Records from a dataset:

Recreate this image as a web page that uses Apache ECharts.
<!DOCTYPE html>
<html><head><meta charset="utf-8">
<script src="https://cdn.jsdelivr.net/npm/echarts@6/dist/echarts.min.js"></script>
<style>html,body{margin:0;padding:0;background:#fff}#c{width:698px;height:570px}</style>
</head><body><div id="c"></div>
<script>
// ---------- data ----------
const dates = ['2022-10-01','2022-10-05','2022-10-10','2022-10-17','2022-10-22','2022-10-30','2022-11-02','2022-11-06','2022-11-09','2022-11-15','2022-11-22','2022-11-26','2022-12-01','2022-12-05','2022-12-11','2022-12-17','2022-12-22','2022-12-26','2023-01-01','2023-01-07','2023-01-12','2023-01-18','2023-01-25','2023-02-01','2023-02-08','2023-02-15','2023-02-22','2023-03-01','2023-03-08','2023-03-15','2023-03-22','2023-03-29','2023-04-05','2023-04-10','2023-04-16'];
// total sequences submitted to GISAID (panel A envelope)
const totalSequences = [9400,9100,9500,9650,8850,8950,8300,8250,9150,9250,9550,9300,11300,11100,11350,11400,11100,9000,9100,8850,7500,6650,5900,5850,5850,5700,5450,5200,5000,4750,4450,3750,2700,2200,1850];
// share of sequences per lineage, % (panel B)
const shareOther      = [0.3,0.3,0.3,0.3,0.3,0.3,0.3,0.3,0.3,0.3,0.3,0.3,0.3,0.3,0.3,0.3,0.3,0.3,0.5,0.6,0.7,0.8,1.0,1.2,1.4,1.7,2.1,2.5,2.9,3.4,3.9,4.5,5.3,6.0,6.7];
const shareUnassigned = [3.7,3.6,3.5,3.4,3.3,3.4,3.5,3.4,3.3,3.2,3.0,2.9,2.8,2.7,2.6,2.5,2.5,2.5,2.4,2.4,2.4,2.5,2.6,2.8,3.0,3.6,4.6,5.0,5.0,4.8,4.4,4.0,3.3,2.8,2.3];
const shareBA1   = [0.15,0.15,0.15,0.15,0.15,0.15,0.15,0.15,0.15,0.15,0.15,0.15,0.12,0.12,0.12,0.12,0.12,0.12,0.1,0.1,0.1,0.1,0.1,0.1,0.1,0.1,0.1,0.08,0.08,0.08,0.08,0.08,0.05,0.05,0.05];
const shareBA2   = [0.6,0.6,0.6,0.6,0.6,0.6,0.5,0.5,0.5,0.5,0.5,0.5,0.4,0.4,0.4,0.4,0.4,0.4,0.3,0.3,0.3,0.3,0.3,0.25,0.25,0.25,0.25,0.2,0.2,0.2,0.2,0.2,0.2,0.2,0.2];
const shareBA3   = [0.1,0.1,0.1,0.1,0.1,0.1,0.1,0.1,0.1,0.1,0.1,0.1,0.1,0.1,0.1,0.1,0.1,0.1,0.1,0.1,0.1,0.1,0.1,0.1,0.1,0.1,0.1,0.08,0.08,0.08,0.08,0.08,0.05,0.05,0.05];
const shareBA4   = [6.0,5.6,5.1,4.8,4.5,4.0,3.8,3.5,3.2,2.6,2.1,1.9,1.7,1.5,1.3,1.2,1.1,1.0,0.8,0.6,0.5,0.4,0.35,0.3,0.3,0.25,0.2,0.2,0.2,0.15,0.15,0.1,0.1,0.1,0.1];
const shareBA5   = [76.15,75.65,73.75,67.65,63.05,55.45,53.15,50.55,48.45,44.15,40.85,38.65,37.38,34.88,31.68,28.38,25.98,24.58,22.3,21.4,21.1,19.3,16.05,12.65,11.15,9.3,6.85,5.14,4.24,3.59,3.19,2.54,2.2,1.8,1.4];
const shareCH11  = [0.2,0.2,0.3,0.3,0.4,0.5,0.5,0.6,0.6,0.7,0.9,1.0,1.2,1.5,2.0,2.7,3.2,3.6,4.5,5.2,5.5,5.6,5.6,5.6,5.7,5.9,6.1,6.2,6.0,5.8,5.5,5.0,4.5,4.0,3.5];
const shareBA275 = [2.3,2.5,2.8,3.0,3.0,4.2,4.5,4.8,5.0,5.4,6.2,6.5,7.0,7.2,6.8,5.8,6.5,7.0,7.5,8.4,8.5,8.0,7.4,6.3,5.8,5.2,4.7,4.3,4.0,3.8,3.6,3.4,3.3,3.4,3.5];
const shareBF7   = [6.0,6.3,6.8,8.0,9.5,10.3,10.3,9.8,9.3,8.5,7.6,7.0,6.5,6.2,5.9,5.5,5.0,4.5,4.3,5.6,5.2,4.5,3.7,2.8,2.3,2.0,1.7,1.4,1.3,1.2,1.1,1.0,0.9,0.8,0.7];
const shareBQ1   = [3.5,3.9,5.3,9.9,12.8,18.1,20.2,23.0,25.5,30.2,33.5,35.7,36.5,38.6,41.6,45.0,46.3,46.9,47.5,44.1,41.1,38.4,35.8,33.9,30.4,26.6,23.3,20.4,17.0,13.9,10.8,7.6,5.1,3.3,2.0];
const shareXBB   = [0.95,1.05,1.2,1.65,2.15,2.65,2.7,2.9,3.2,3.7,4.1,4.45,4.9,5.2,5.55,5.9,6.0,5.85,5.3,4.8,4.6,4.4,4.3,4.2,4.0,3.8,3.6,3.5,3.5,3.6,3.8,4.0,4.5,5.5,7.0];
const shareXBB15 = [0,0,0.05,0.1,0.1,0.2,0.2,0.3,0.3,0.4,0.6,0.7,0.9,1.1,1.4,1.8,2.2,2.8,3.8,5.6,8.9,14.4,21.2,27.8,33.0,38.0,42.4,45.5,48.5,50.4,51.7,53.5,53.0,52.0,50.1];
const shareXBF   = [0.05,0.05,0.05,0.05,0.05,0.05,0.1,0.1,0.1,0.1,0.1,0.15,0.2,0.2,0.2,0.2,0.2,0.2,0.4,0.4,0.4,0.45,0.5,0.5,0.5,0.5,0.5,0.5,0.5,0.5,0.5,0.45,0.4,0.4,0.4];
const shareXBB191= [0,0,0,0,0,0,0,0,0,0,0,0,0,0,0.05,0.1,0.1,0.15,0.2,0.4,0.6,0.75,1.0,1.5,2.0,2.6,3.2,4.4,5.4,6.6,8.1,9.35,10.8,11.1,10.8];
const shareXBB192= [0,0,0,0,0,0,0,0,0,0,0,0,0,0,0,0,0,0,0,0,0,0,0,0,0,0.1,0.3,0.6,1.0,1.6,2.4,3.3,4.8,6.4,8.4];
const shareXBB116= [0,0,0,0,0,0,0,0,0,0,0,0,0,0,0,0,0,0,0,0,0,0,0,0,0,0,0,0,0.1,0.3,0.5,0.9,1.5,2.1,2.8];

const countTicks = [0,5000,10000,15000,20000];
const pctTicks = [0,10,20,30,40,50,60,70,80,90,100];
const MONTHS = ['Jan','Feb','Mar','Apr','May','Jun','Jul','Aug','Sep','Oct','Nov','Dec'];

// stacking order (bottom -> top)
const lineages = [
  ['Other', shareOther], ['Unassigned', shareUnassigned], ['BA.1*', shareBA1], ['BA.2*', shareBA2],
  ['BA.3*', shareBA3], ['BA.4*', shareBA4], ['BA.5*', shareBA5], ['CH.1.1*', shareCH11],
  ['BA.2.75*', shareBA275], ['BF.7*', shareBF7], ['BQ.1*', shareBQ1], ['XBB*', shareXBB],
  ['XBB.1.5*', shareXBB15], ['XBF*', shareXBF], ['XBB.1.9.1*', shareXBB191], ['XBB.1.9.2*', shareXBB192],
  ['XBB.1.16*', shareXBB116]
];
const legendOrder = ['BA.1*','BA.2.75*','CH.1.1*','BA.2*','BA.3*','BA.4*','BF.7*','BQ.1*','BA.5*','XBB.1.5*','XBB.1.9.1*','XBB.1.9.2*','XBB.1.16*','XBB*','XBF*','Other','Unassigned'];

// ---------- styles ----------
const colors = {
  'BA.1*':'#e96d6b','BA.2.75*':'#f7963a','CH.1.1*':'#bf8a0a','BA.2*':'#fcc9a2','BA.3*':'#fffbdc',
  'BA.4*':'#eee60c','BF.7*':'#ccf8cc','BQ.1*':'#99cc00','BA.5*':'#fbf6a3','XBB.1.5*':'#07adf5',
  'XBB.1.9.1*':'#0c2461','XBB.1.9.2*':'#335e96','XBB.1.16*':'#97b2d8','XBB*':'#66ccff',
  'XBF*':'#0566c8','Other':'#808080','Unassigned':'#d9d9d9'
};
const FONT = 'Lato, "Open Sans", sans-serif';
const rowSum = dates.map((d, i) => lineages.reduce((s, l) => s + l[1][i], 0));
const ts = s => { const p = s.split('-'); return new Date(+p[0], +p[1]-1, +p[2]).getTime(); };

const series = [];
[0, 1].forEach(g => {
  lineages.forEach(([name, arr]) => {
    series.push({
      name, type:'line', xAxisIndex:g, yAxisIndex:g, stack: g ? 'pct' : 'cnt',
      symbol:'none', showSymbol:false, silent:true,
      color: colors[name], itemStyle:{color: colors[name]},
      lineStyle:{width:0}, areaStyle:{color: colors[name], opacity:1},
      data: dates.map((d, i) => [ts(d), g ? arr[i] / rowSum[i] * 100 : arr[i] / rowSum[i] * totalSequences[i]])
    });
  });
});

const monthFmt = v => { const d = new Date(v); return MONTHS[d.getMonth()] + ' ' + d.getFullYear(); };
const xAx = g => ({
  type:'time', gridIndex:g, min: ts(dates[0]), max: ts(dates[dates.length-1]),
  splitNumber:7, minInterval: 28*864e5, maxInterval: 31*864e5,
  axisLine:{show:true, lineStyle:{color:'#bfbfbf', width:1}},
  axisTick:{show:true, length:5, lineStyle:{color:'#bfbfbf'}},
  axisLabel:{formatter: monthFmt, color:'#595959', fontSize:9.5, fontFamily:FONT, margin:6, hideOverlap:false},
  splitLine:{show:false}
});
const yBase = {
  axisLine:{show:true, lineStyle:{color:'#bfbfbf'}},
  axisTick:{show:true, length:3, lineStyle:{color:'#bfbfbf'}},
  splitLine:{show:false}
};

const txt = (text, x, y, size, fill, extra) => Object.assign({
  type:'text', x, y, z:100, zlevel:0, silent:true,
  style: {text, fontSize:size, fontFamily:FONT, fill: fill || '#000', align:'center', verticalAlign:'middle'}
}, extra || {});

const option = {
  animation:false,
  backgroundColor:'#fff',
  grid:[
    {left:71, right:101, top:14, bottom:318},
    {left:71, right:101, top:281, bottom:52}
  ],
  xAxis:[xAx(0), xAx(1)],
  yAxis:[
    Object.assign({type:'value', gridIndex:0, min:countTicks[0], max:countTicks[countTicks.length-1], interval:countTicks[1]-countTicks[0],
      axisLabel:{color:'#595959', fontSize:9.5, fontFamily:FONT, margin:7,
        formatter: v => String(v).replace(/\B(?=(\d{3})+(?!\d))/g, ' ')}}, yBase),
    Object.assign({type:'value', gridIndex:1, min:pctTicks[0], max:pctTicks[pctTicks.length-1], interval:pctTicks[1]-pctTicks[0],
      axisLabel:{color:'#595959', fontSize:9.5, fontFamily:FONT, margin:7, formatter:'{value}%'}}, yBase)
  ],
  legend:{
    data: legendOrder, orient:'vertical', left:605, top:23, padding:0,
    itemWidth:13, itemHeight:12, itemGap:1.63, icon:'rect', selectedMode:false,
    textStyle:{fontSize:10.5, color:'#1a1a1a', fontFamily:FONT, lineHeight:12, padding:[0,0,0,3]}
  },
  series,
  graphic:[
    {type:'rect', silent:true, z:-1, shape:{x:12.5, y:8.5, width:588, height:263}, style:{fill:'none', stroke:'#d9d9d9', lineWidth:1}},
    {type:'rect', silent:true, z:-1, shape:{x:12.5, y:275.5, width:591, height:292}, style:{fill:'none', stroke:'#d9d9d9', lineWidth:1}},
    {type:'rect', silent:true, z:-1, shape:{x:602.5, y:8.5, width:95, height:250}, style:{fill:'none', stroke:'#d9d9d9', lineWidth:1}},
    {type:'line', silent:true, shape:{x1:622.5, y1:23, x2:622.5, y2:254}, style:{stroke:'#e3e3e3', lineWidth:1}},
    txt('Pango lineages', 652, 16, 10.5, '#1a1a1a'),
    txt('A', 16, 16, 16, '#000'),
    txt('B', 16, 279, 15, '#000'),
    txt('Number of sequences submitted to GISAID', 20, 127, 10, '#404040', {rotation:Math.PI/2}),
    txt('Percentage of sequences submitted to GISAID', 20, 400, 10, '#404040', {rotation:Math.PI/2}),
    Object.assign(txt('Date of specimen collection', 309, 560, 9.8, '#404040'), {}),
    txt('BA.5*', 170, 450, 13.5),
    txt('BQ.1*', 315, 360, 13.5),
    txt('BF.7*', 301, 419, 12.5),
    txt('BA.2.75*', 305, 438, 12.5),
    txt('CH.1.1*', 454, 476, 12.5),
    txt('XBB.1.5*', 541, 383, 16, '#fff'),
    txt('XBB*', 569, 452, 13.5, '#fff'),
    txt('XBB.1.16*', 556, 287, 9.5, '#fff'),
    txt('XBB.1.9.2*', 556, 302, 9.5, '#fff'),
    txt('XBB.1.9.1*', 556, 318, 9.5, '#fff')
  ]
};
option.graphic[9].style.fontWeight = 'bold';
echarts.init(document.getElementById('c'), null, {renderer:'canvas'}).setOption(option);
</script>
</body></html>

* * *

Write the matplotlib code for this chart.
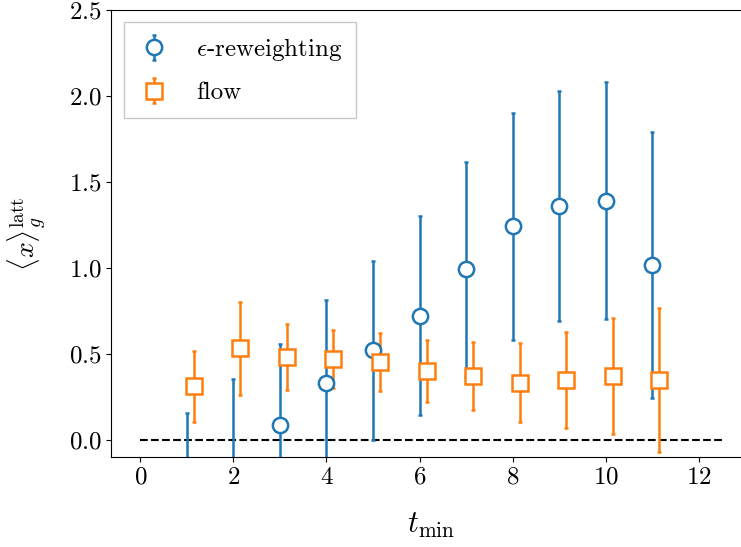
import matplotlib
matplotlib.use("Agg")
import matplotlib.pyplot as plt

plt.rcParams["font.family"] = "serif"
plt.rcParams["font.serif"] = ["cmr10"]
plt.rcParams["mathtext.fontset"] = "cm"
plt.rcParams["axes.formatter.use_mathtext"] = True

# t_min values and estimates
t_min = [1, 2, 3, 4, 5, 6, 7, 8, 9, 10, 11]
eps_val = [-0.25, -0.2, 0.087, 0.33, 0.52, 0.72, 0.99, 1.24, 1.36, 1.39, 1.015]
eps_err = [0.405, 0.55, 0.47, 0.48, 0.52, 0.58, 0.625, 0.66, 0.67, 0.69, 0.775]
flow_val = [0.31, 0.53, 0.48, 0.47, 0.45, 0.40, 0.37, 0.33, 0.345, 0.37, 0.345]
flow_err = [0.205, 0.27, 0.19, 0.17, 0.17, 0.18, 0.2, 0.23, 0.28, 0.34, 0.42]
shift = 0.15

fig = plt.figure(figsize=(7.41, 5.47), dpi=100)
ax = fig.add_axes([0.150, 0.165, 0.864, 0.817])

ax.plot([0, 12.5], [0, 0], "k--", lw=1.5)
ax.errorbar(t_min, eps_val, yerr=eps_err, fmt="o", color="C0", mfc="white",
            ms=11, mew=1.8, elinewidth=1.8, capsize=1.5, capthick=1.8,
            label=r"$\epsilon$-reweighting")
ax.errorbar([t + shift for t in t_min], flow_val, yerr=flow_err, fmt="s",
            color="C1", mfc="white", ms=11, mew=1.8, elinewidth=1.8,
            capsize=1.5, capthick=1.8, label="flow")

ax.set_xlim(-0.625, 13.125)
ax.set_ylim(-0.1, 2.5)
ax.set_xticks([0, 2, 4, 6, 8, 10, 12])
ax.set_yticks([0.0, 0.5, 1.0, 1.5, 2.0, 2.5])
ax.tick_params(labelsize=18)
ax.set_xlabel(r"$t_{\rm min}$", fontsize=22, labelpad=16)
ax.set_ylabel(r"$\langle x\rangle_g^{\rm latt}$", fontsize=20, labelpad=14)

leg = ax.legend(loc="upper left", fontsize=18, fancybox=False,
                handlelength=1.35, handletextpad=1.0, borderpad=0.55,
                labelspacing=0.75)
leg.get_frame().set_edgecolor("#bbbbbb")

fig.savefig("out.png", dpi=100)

WRITTEN EXERCISE:
Can you give again only the lines between the one containing "Write the matplotlib code for this chart." and the one containing "ax = fig.add_axes([0.150, 0.165, 0.864, 0.817])", counting both, exactly as they appear and without any pictures?

WRITTEN RESPONSE:
Write the matplotlib code for this chart.
import matplotlib
matplotlib.use("Agg")
import matplotlib.pyplot as plt

plt.rcParams["font.family"] = "serif"
plt.rcParams["font.serif"] = ["cmr10"]
plt.rcParams["mathtext.fontset"] = "cm"
plt.rcParams["axes.formatter.use_mathtext"] = True

# t_min values and estimates
t_min = [1, 2, 3, 4, 5, 6, 7, 8, 9, 10, 11]
eps_val = [-0.25, -0.2, 0.087, 0.33, 0.52, 0.72, 0.99, 1.24, 1.36, 1.39, 1.015]
eps_err = [0.405, 0.55, 0.47, 0.48, 0.52, 0.58, 0.625, 0.66, 0.67, 0.69, 0.775]
flow_val = [0.31, 0.53, 0.48, 0.47, 0.45, 0.40, 0.37, 0.33, 0.345, 0.37, 0.345]
flow_err = [0.205, 0.27, 0.19, 0.17, 0.17, 0.18, 0.2, 0.23, 0.28, 0.34, 0.42]
shift = 0.15

fig = plt.figure(figsize=(7.41, 5.47), dpi=100)
ax = fig.add_axes([0.150, 0.165, 0.864, 0.817])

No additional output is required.